Iluka – The Clarence River and the Bundjalung Headlands – December 2024

During 2024 I had caught record numbers of mulloway while fishing in the Clarence River and out on the headlands of the Bundjalung National Park at Iluka. I presume over the years I have got better at finding them and landing them, but I have no doubt that the population is as healthy as it’s been since I started fishing in this area 20+ years ago.

I have consistently caught many juvenile jewfish up river as far as Maclean. I have also had many rock fishing sessions where I caught and released more than twenty mulloway. I find that if they are given some time to recover from the trauma of the fight, in a freshly filled rockpool, the vast majority of smaller fish I catch swim away looking pretty fit.

I attach a link to a full gallery of most of the jewfish/mulloway I caught in December. I took a measured photo whenever possible during the month . I estimate I caught approximately 10 more ( eight under legal size, and two over) that I de-hooked and immediately released. So in the month I estimate I caught 32 mulloway of which six where over 70 cm long. I also tangled with at least four fish that I could not stop, most of which I also suspect were mulloway.

View the full gallery via this link https://photos.app.goo.gl/GYcDyZqV8MaovbKG9

The tailor were always hanging around the headlands, wherever there was plenty of bait. I had several great sessions where they would hit anything I tied on. The biggest fish were about 50 cm long. As usual, I had my most consistent sessions in the half hour between first light and sunrise.

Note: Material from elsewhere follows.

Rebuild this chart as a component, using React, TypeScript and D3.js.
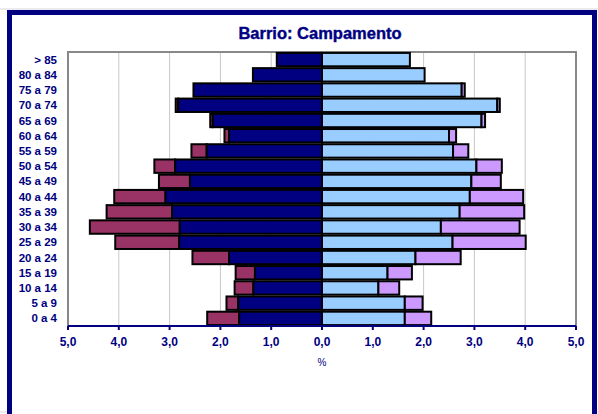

When the swell was too big to fish the rocks I focused on wading the flats and fishing the rockwalls of the Clarence River. The bream fishing was excellent as it had been for months. I caught bream around all the usual drop offs especially when I dropped down to fishing two and three inch minnow/ shrimp pattern soft plastics on 1/8th ounce, size two hook jigheads. I was generally fishing 8lb braid and 10lb fluorocarbon leader.

I found plenty of flathead in the river fishing mainly with GULP soft plastics. Some of my favourite colours and shapes have now been retired, so I am rationing my remaining favourites.

December was a great month with all species plentiful in the Clarence River. The prawn trawlers made a brief appearance in the river for a few days and then gave up. Although the local river prawn population is declared to have ‘White Spot’, the river trawlers are allowed to work if they cook their catch immediately, on board. ‘White Spot” is not harmful to humans. Previously the river trawlers sold their green prawns almost exclusively for bait. Given the plentiful supply and price of fresh ocean king prawns (they are quite often $20/ kg or less) it seems difficult to believe that they could make any money dragging up two inch school prawns from the river and selling them for $10/ kg but perhaps they like giving the trawlers a run, every now and then.

Iluka – Browns Rocks – Final Session – 14 August 2010

On Saturday the swell from the big low that was moving past offshore, arrived. This was my last day at Iluka. The rocky headlands were a no go area and the key sign that fishing was out of the question was the arrival of all the surfers. I decided to have a lie in and fish in the afternoon.
At about 2.00pm I headed off up the Clarence to look for a good Flathead spot. I crossed the bridge over to Goodwood Island, at Woombah and drove past Browns Rocks and the Norfolk Island Jetty to a couple of weed beds that have produced good fish in the past. It was the perfect afternoon. The tide was running out, there was a bit of breeze and the water was about 2- 3 feet over the weed beds. The water was very clear and I have been told that the wild colours go best when this is the case – so I put on a 5” Lime Tiger Jerkshad and used a 1/6th 1/0 jighead and 12 lb leader. I would usually go lighter, but with all the choppers around, bite off’s are a common problem.
I put the waders on and wandered out until I was about waist deep and walking through the weed banks, up river, parallel with the shore. I was casting up into the run out tide and letting the plastic sink. I would then bump it along the sand beside the weed, at the edge of the main channel. I walked about two hundred yards like this, before I got a hit. I hooked up with a small (30cm) flathead. I released him and cast back in the same spot a few more times. Third time, I got another one, slightly bigger. I carried on for another 30 feet and got a decent, 48 cm keeper. On the walk back to the car I got bitten off by what I presume was a Chopper. I had to get back for dinner but I had that feeling that all fisherman get – if only I could have stayed a little longer the really good fish would have come on the bite!